We consider competitive facility location as a two-stage multi-agent system with two types of clients. For a given host graph with weighted clients on the vertices, first facility agents strategically select vertices for opening their facilities. Then, the clients strategically select which of the opened facilities in their neighborhood to patronize. Facilities want to attract as much client weight as possible, clients want to minimize congestion on the chosen facility. All recently studied versions of this model assume that clients can split their weight strategically. We consider clients with unsplittable weights but allow mixed strategies. So clients may randomize over which facility to patronize. Besides modeling a natural client behavior, this subtle change yields drastic changes, e.g., for a given facility placement, qualitatively different client equilibria are possible. As our main result, we show that pure subgame perfect equilibria always exist if all client weights are identical. For this, we use a novel potential function argument, employing a hierarchical classification of the clients and sophisticated rounding in each step. In contrast, for non-identical clients, we show that deciding the existence of even approximately stable states is computationally intractable. On the positive side, we give a tight bound of $2$ on the price of anarchy which implies high social welfare of equilibria, if they exist.

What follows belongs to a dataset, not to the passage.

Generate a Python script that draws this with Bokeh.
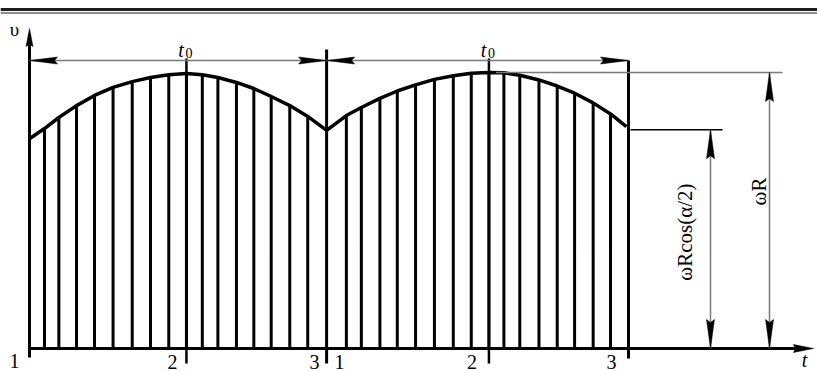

翻译：我们考虑将竞争性设施选址建模为一个包含两类客户的两阶段多智能体系统。给定一个在顶点上带有加权客户的宿主图，首先设施智能体策略性地选择顶点以开设其设施。随后，客户策略性地选择其邻域内已开设的设施进行光顾。设施希望吸引尽可能多的客户权重，客户则希望最小化所选设施上的拥堵。该模型所有近期研究版本均假设客户可以策略性地分割其权重。我们考虑具有不可分割权重的客户，但允许混合策略。因此，客户可以随机化选择光顾哪个设施。除了建模一种自然的客户行为外，这一细微变化带来了显著改变，例如，对于给定的设施布局，可能出现性质不同的客户均衡。作为主要结果，我们证明若所有客户权重相同，则纯子博弈完美均衡总是存在。为此，我们采用一种新颖的势函数论证，通过对客户进行分层分类并在每一步进行精细舍入来实现。相比之下，对于非相同客户，我们证明即使判定近似稳定状态的存在性在计算上也是难解的。在积极方面，我们给出了无政府价格的一个紧界$2$，这意味着若均衡存在，则其具有较高的社会福利。